* _Short task_:
Search the listing below for the string "that" and copy every line where it occurs.

* _Data items_:
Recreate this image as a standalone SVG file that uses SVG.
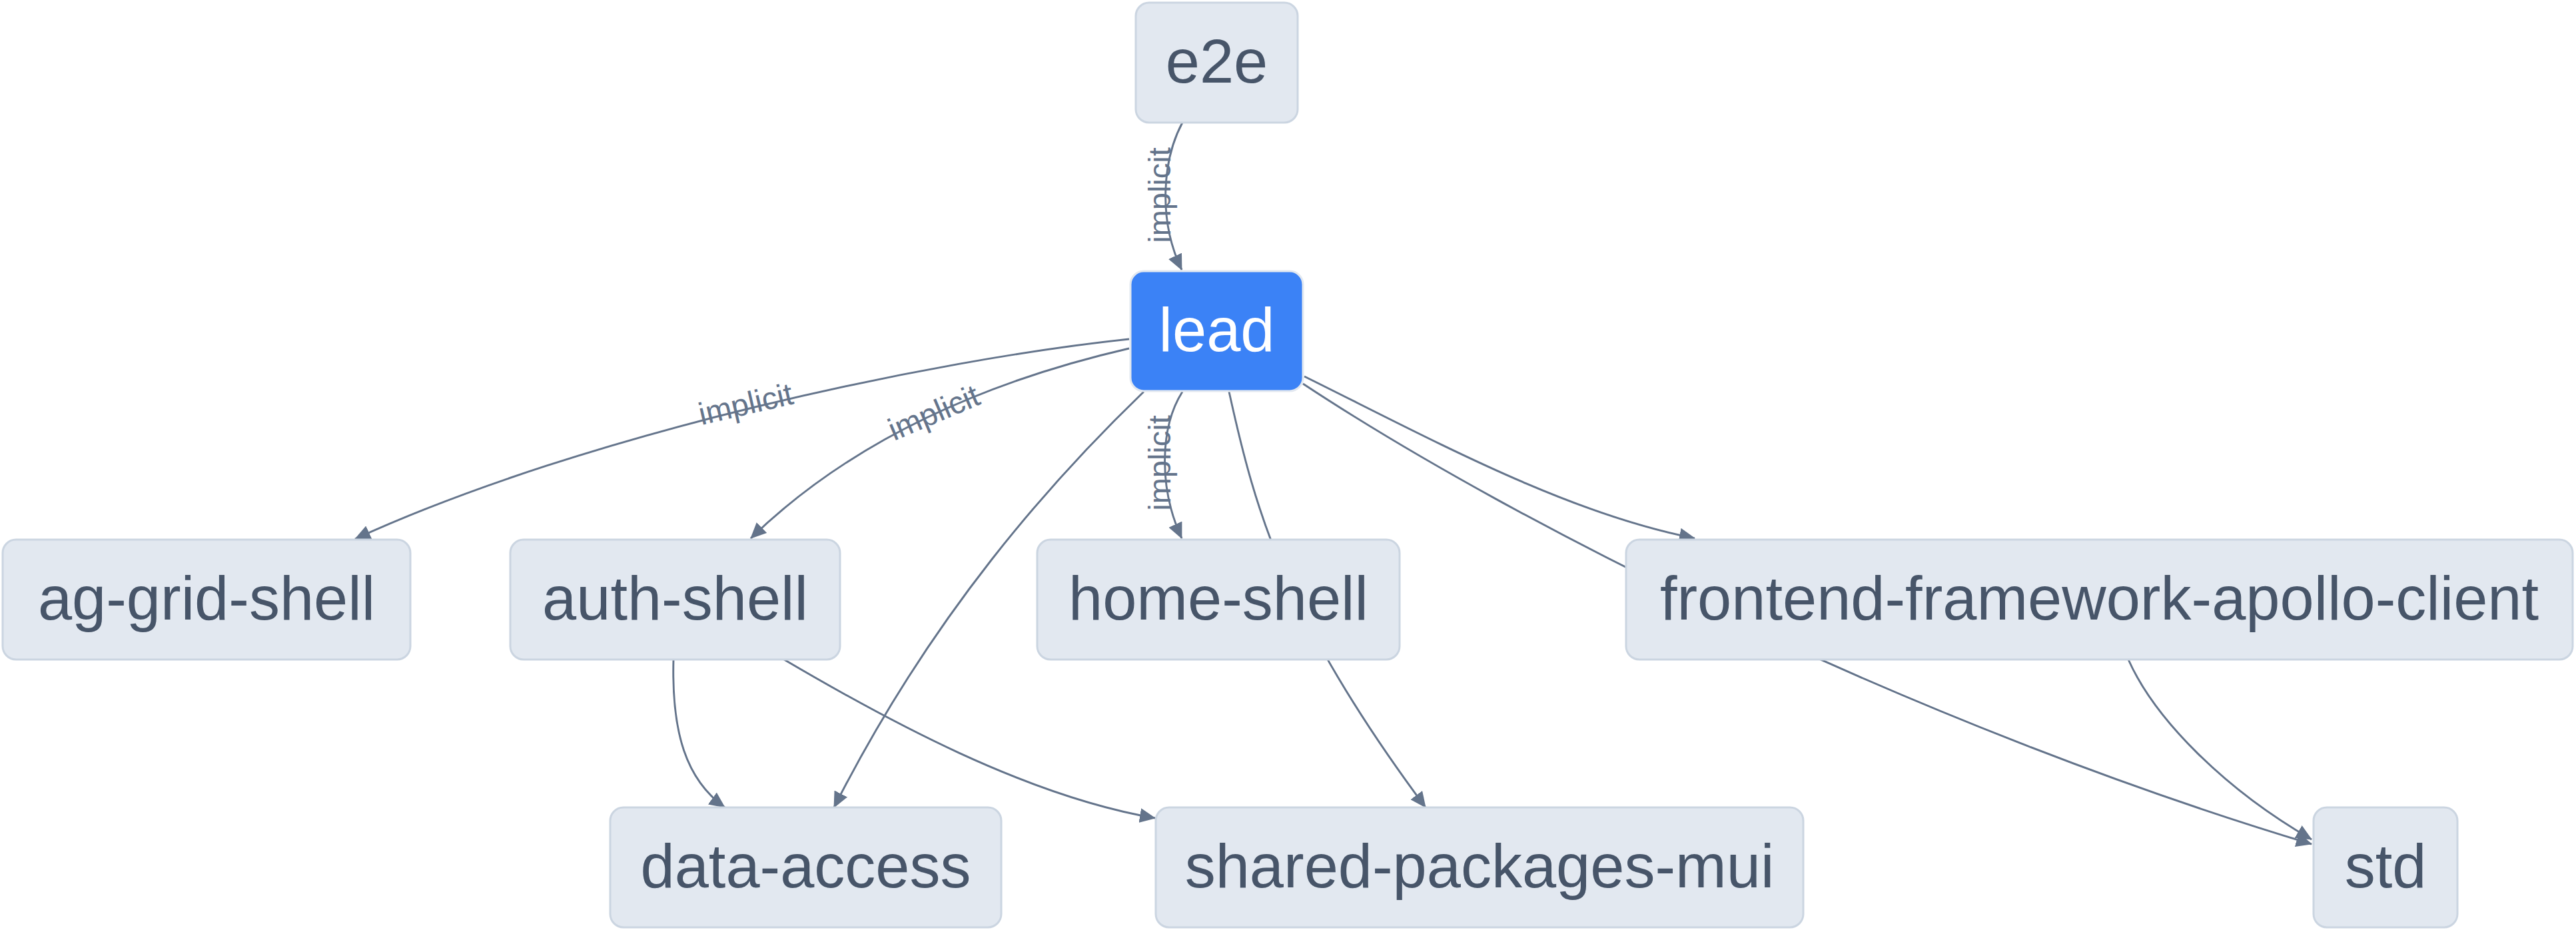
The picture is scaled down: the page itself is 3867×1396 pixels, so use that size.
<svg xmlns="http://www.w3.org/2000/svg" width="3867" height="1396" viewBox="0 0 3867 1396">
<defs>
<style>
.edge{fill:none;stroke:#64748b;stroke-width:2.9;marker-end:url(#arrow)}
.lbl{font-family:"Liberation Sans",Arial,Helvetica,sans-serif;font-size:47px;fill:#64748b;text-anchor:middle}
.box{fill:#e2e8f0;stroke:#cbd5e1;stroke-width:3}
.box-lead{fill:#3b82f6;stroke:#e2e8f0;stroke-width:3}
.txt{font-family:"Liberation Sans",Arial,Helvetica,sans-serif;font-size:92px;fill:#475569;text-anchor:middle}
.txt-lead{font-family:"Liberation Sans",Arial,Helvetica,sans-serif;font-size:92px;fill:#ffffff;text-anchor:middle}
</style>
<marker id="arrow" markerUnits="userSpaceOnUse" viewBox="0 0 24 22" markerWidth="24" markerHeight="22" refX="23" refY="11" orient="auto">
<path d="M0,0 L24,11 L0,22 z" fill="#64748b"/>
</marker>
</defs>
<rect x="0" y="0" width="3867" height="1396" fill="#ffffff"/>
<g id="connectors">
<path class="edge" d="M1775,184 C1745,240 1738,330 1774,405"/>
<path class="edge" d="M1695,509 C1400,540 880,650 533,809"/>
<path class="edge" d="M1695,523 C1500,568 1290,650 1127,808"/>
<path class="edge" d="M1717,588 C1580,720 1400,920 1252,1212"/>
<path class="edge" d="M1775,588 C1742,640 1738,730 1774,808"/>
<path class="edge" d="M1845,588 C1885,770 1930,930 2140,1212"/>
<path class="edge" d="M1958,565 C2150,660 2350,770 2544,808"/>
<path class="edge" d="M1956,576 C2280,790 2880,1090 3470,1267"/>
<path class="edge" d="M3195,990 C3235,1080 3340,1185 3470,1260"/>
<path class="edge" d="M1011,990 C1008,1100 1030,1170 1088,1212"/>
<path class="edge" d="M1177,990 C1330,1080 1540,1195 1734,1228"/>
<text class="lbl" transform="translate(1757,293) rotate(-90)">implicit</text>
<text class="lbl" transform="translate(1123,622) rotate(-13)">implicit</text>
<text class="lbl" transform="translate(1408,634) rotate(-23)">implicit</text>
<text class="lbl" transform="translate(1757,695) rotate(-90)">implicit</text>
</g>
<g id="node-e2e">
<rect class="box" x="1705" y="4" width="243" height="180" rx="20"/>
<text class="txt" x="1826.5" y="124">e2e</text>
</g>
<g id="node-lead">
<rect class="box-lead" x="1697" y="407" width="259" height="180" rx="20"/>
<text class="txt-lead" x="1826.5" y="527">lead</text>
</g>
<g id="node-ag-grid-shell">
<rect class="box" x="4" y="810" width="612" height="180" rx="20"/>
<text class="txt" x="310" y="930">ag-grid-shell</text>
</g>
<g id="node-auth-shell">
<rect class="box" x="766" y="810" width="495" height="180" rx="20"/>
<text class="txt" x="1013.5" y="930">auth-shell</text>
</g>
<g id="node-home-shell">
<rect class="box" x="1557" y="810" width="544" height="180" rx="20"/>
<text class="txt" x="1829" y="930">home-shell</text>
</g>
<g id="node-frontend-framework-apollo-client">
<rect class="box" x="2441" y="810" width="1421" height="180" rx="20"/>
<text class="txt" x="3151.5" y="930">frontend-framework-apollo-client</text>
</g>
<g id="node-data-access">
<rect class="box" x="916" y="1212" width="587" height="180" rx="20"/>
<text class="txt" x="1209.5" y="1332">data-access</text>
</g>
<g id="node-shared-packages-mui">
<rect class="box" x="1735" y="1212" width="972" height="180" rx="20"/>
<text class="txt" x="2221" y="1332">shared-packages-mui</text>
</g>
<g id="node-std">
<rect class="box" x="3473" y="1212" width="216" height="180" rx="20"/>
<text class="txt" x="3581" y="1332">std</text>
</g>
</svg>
--
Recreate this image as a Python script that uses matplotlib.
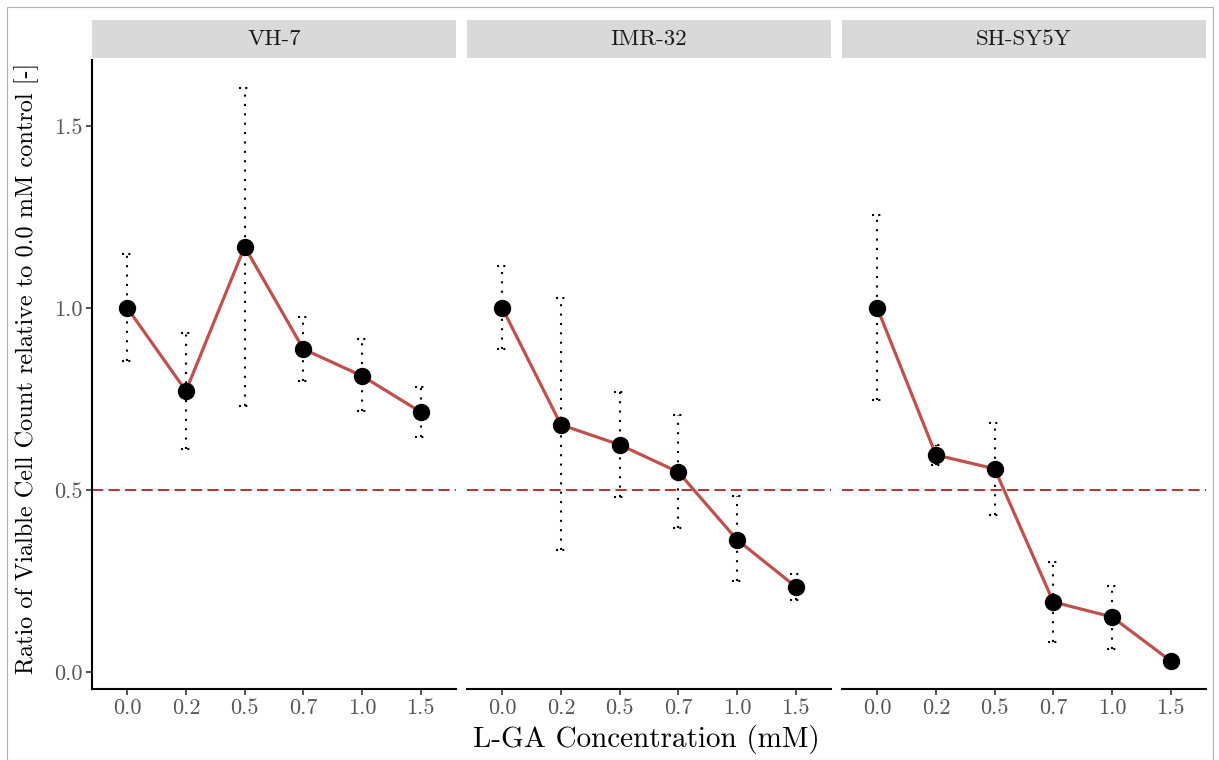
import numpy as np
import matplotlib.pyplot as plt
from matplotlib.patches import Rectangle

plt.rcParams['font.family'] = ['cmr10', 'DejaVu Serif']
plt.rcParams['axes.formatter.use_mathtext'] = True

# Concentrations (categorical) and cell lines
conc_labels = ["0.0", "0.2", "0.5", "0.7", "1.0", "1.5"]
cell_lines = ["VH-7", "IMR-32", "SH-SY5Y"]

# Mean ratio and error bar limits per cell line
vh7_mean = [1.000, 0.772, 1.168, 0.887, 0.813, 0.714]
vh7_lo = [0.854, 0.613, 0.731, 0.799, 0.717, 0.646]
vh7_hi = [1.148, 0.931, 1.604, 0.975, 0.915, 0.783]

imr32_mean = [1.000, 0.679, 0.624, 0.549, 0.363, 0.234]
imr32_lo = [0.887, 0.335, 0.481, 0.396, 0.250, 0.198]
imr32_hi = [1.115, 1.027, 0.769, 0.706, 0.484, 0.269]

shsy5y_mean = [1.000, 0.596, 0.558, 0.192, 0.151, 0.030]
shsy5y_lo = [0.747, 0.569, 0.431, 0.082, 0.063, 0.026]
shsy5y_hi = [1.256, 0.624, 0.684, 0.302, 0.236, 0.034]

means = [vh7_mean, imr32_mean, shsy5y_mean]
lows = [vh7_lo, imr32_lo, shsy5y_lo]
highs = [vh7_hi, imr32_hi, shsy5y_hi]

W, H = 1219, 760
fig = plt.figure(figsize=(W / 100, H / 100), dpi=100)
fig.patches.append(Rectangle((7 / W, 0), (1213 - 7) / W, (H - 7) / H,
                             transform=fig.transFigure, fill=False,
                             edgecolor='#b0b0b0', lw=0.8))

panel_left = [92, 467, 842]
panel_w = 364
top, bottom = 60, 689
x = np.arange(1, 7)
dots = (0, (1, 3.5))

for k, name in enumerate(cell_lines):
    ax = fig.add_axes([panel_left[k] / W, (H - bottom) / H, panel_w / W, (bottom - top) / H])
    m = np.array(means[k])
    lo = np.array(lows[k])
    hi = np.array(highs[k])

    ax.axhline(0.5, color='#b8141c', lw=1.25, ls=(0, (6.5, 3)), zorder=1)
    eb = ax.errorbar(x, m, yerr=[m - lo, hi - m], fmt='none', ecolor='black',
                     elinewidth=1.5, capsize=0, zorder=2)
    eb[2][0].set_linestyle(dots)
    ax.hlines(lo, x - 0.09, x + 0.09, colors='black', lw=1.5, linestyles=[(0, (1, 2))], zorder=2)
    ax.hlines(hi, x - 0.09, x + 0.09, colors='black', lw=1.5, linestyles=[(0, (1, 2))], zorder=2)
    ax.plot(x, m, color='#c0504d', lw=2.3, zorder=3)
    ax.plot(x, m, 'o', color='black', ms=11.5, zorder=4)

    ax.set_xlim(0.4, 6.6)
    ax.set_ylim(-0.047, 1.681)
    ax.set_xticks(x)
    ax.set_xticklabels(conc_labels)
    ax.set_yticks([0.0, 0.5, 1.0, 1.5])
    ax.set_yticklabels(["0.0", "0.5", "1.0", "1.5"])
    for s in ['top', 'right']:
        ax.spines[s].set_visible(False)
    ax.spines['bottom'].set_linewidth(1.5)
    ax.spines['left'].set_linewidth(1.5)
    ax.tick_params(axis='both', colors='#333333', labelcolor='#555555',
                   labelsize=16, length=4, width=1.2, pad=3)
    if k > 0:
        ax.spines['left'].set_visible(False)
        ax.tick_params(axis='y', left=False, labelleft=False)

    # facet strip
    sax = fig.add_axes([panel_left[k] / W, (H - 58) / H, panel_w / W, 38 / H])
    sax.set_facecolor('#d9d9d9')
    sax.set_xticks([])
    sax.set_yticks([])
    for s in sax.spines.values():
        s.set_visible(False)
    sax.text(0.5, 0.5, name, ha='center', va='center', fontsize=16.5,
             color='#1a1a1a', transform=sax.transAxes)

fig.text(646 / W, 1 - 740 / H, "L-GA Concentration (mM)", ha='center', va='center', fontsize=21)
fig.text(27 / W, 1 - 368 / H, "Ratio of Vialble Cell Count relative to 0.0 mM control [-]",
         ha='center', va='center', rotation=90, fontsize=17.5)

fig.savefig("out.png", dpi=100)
--
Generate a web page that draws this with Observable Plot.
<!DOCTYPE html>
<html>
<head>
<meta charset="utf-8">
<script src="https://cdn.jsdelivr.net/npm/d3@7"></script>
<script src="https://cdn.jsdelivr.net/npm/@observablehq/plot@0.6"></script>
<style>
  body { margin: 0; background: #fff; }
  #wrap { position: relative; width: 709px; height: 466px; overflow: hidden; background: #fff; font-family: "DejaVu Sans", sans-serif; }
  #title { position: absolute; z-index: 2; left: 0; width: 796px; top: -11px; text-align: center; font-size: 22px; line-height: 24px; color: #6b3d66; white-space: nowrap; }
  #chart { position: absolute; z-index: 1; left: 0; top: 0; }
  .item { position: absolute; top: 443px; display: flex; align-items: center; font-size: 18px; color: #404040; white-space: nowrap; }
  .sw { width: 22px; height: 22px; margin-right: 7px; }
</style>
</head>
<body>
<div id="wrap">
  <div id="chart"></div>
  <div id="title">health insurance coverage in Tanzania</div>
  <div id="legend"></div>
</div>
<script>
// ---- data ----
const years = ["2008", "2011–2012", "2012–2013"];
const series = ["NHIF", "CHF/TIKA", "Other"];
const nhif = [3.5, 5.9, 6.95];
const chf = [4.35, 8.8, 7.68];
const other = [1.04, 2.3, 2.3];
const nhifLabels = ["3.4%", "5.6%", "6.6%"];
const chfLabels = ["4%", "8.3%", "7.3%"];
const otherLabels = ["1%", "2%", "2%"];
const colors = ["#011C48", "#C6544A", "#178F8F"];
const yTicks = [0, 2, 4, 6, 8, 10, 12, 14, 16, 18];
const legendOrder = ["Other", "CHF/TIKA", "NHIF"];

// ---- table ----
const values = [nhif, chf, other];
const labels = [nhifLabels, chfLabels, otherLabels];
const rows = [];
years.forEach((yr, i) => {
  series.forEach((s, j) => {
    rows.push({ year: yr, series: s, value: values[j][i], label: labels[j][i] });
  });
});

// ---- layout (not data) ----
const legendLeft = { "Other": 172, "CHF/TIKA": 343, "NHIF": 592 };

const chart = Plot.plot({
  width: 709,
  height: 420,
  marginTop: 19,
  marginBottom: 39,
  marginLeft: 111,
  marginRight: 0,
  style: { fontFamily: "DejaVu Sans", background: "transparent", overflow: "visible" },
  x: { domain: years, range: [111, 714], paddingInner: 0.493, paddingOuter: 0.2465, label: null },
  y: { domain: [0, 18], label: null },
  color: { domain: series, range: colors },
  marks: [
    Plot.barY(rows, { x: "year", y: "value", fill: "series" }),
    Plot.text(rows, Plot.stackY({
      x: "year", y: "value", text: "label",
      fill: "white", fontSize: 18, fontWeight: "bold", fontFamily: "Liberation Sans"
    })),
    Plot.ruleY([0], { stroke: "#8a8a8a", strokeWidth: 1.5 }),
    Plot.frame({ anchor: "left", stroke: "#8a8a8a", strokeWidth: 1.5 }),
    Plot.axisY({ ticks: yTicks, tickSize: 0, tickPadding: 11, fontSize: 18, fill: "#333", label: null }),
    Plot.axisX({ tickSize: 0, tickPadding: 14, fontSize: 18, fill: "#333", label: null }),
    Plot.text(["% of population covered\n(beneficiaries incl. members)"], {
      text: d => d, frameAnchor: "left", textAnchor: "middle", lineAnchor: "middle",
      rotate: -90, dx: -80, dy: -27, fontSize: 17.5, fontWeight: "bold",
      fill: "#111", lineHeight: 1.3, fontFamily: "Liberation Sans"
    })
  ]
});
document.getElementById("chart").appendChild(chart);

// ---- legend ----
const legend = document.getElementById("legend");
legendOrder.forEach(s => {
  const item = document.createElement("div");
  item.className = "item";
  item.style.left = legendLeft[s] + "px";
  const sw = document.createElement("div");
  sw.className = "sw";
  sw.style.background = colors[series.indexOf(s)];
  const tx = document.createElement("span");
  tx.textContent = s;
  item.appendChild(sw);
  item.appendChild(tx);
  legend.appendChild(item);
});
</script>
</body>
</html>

* _Task output_:
Recreate this image as a standalone SVG file that uses SVG.
The picture is scaled down: the page itself is 3867×1396 pixels, so use that size.
Recreate this image as a Python script that uses matplotlib.
Generate a web page that draws this with Observable Plot.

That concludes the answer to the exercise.